Письмо М. А. Булгакова Правительству СССР
28 марта 1930 года
Причина письма ясна — общественная травля Булгакова, равносильная гражданской смерти его как писателя. Это самый драматический узел его биографии, развязать — или разрубить — может только Сталин. Выхода нет — и Булгаков вступает в диалог с вождем.
И что тоже вполне понятно — письмо это не только о возможности существования в советской стране писателя Булгакова, но и всякого истинного, независимого художника. Булгаков защищает не одного себя, он отстаивает в принципе право писателя на жизнь и свободу выражения. Так что это не просто личное послание, а демонстрация, общественный вызов. И ответная реакция неминуемо должна стать не простым, житейским, а общественным жестом, принципиально важным для литературы фактом.

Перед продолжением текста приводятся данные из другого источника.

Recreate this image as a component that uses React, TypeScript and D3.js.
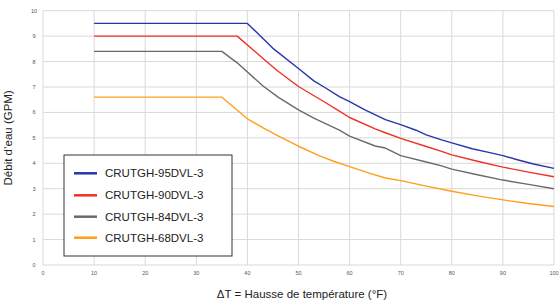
import React from "react";
import * as d3 from "d3";

const xTicks = [0, 10, 20, 30, 40, 50, 60, 70, 80, 90, 100];
const yTicks = [0, 1, 2, 3, 4, 5, 6, 7, 8, 9, 10];

const seriesNames = ["CRUTGH-95DVL-3", "CRUTGH-90DVL-3", "CRUTGH-84DVL-3", "CRUTGH-68DVL-3"];
const seriesColors = ["#2a35a8", "#ee3124", "#6a6a6a", "#ff9e1b"];

const blue: [number, number][] = [
  [10, 9.5], [40, 9.5], [45, 8.52], [50, 7.73], [53, 7.24], [55, 7.0], [58, 6.62], [60, 6.42],
  [63, 6.1], [67, 5.72], [70, 5.52], [73, 5.3], [75, 5.12], [78, 4.92], [80, 4.8], [84, 4.57],
  [87, 4.44], [90, 4.3], [93, 4.13], [96, 3.97], [100, 3.8],
];
const red: [number, number][] = [
  [10, 9.0], [38, 9.0], [43, 8.13], [46, 7.62], [50, 7.02], [55, 6.42], [58, 6.05], [60, 5.8],
  [65, 5.35], [67, 5.2], [70, 4.98], [75, 4.66], [78, 4.47], [80, 4.33], [85, 4.08],
  [90, 3.85], [95, 3.65], [100, 3.47],
];
const gray: [number, number][] = [
  [10, 8.4], [35, 8.4], [38, 7.95], [43, 7.05], [46, 6.6], [50, 6.1], [53, 5.78], [58, 5.3],
  [60, 5.07], [65, 4.68], [67, 4.6], [70, 4.3], [75, 4.05], [78, 3.9], [80, 3.77], [85, 3.55],
  [90, 3.34], [95, 3.17], [100, 3.0],
];
const orange: [number, number][] = [
  [10, 6.6], [35, 6.6], [40, 5.75], [43, 5.4], [46, 5.08], [50, 4.67], [54, 4.3], [57, 4.07],
  [60, 3.87], [64, 3.6], [67, 3.42], [70, 3.32], [75, 3.1], [80, 2.9], [85, 2.72], [90, 2.56],
  [95, 2.42], [100, 2.3],
];

const allSeries = [blue, red, gray, orange];

export default function App() {
  const W = 560, H = 305;
  const left = 43, right = 554, top = 10.7, bottom = 265;
  const x = d3.scaleLinear().domain([0, 100]).range([left, right]);
  const y = d3.scaleLinear().domain([0, 10]).range([bottom, top]);
  const line = d3.line<[number, number]>().x(d => x(d[0])).y(d => y(d[1]));
  const font = "Liberation Sans, Arial, Helvetica, sans-serif";

  const lgX = 64, lgY = 155, lgW = 168, lgH = 101;
  const lgRowY = [173.3, 195.3, 216.7, 237.7];

  return (
    <svg width={W} height={H} style={{ position: "absolute", left: 0, top: 0 }} fontFamily={font}>
      <rect width={W} height={H} fill="#fff" />
      {xTicks.map(t => (
        <line key={"gx" + t} x1={x(t)} x2={x(t)} y1={top} y2={bottom} stroke="#d9d9d9" strokeWidth={1} />
      ))}
      {yTicks.map(t => (
        <line key={"gy" + t} x1={left} x2={right} y1={y(t)} y2={y(t)} stroke="#d9d9d9" strokeWidth={1} />
      ))}
      {xTicks.map(t => (
        <text key={"tx" + t} x={x(t)} y={bottom + 10} fontSize={5.5} fill="#555" textAnchor="middle">{t}</text>
      ))}
      {yTicks.map(t => (
        <text key={"ty" + t} x={left - 9} y={y(t) + 2} fontSize={5.5} fill="#555" textAnchor="middle">{t}</text>
      ))}
      {allSeries.map((s, i) => (
        <path key={"s" + i} d={line(s) || ""} fill="none" stroke={seriesColors[i]} strokeWidth={1.4} strokeLinejoin="round" />
      ))}
      <rect x={lgX} y={lgY} width={lgW} height={lgH} fill="#fff" stroke="#333" strokeWidth={1} />
      {seriesNames.map((n, i) => (
        <g key={"lg" + i}>
          <line x1={74} x2={97} y1={lgRowY[i]} y2={lgRowY[i]} stroke={seriesColors[i]} strokeWidth={2.5} />
          <text x={105} y={lgRowY[i] + 4} fontSize={11.5} fill="#222">{n}</text>
        </g>
      ))}
      <text transform={`translate(12, ${(top + bottom) / 2}) rotate(-90)`} textAnchor="middle" fontSize={11.5} fill="#222">Débit d’eau (GPM)</text>
      <text x={302} y={298} textAnchor="middle" fontSize={11.5} fill="#222">ΔT = Hausse de température (°F)</text>
    </svg>
  );
}
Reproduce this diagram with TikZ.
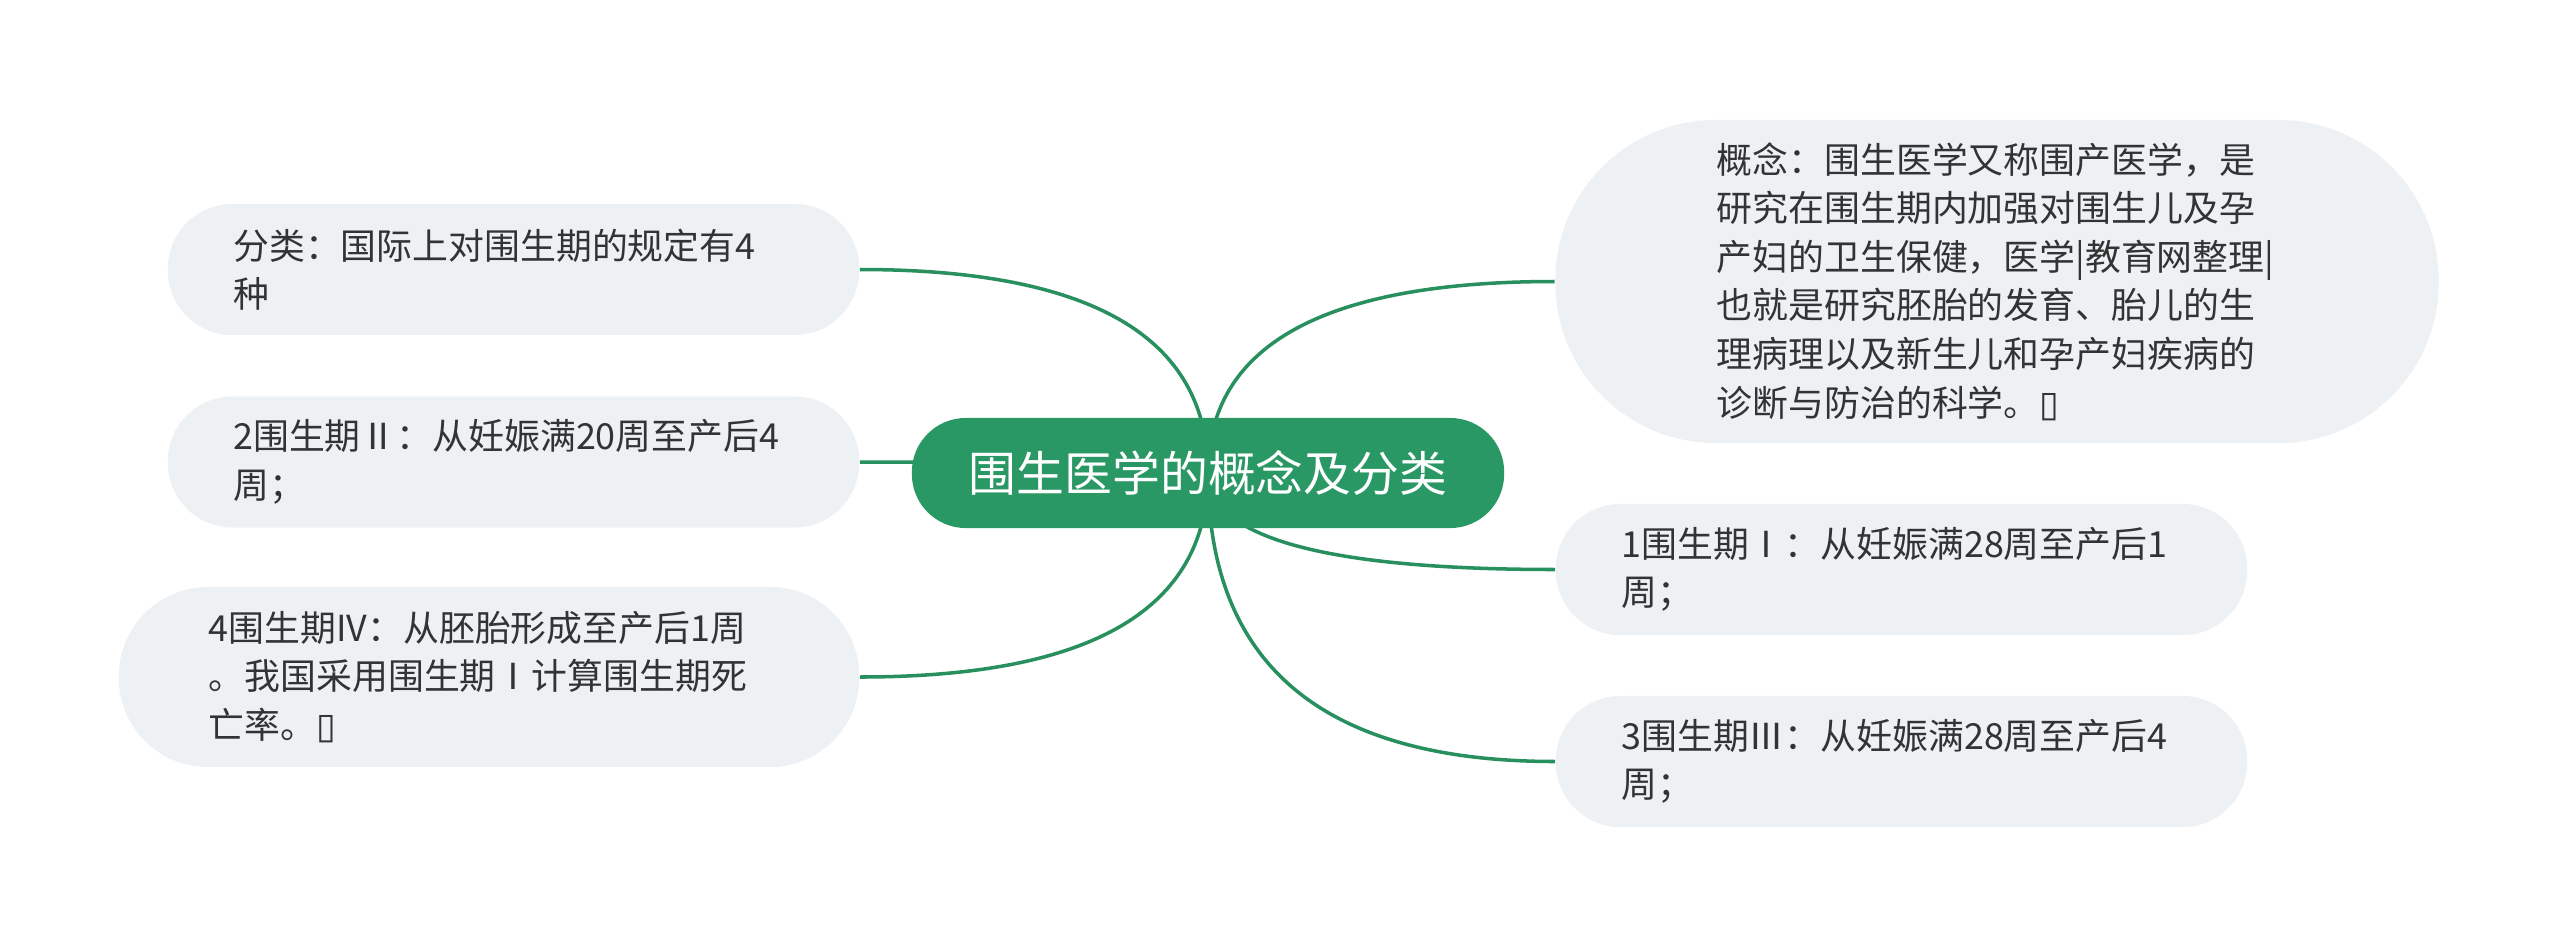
\documentclass[tikz,border=0pt]{standalone}
\usepackage{fontspec}
\setmainfont{Noto Sans CJK SC}
\newfontfamily\symfont{DejaVu Sans}
\usetikzlibrary{backgrounds,calc}
\definecolor{rootgreen}{HTML}{2A9865}
\definecolor{linkgreen}{HTML}{288F5E}
\definecolor{leaffill}{HTML}{EEF1F4}
\definecolor{leafink}{HTML}{333333}
\begin{document}
\begin{tikzpicture}[x=0.01cm,y=-0.01cm,
  leaf/.style={fill=leaffill,text=leafink,text width=5.6cm,align=left,
    font=\fontsize{10.2pt}{13.8pt}\selectfont,inner ysep=0pt,
    minimum height=#1,inner xsep=0.5*#1,rounded corners=0.5*#1-0.3pt},
  link/.style={draw=linkgreen,line width=1pt}]
\useasboundingbox (0,0) rectangle (2560,948);
\node[fill=rootgreen,text=white,font=\fontsize{13.6pt}{16pt}\selectfont,inner sep=0pt,
  minimum width=5.92cm,minimum height=1.1cm,rounded corners=0.55cm-0.3pt]
  (root) at (1208,473) {围生医学的概念及分类};
\node[leaf=1.31cm] (fenlei) at (513.5,269.5) {分类：国际上对围生期的规定有4\\种};
\node[leaf=1.31cm] (zhouqiII) at (513.5,462) {2围生期Ⅱ：从妊娠满20周至产后4\\周；};
\node[leaf=1.8cm] (zhouqiIV) at (489,677)
  {4围生期IV：从胚胎形成至产后1周\\。我国采用围生期Ⅰ计算围生期死\\亡率。{\symfont ▯}};
\node[leaf=3.23cm] (gainian) at (1997,281.5)
  {概念：围生医学又称围产医学，是\\研究在围生期内加强对围生儿及孕\\产妇的卫生保健，医学|教育网整理|\\也就是研究胚胎的发育、胎儿的生\\理病理以及新生儿和孕产妇疾病的\\诊断与防治的科学。{\symfont ▯}};
\node[leaf=1.31cm] (zhouqiI) at (1901.5,569.5) {1围生期Ⅰ：从妊娠满28周至产后1\\周；};
\node[leaf=1.31cm] (zhouqiIII) at (1901.5,761.5) {3围生期Ⅲ：从妊娠满28周至产后4\\周；};
\begin{scope}[on background layer]
\foreach \n/\a in {fenlei/east,zhouqiII/east,zhouqiIV/east,
                   gainian/west,zhouqiI/west,zhouqiIII/west}
  \draw[link] (root.center)
    .. controls ($(root.center)!2/3!(root.center |- \n.\a)$)
            and ($(\n.\a)!2/3!(root.center |- \n.\a)$) .. (\n.\a);
\end{scope}
\end{tikzpicture}
\end{document}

Автор письма имеет основания рассчитывать на ответ: всем известно особое, пристальное внимание Сталина к нему — вождь давал понять, что считает Булгакова едва ли не самым, а может, и самым талантливым и значительным драматургом страны. Этот сталинский прицел сохранится на всю жизнь — вспомним, что «Дни Турбиных» вождь смотрел пятнадцать раз (!) (зафиксировано в канцелярии МХАТа). Одобрительные аплодисменты из правительственной ложи слышит вся Москва.
Но Булгакову мало аплодисментов — теперь он приглашает Сталина на прямой разговор, начинает опасный спектакль, переносит действие с подмостков сцены — в жизнь.
Вызов брошен — каким же будет ответ?
Оглушительный звонок
Версия Булгакова:
Мотоциклетка — дззз!!! И уже в Кремле! Миша входит в зал, а там сидят Сталин, Молотов, Ворошилов, Каганович, Микоян, Ягода.
Миша останавливается в дверях, отвешивает поклон.
Ягода снимает сапоги, с отвращением дает Мише. Миша пробует натянуть — неудобно!
Наконец сапоги Молотова влезают на ноги Мише.
Что же случилось в жизни — по секретному досье?
Судьба Булгакова была решена через полмесяца после написания письма. Любого пассажа из отмеченных Ягодой хватило бы, чтобы переселить Булгакова на Лубянку. Однако произошло иное. Подчеркнув жирно фамилию писателя, Генрих Григорьевич наносит над ней резолюцию: «Надо дать возможность работать, где он хочет. Г. Я. 12 апреля».
Конечно же, руководитель ОГПУ единолично, без разговора со Сталиным, не мог вынести такое решение — ведь послание-то адресовано правительству, да и знал он об особом отношении вождя к Булгакову. И сам стиль резолюции очень уж напоминает сталинский…
Вызов был принят — ответ подготовлен, несмотря на всю фантастическую дерзость Булгакова — положительный. Это был жест на примирение. А вот почему — станет ясно дальше, после прочтения еще одного документа из секретного досье.
Третий документ в папке — отзыв-донесение в ОГПУ под названием «Письмо М. А. Булгакова». Даты нет, автор неизвестен, но, судя по тексту, это лицо, близкое к литературным и театральным кругам. Писал ли он свое сочинение по прямому заданию ОГПУ или добровольно, остается только гадать. Видно, однако, что этот человек не был близок самому Булгакову, а пользовался услугами информагентства «Как говорят», то есть пересказывал чужие мнения.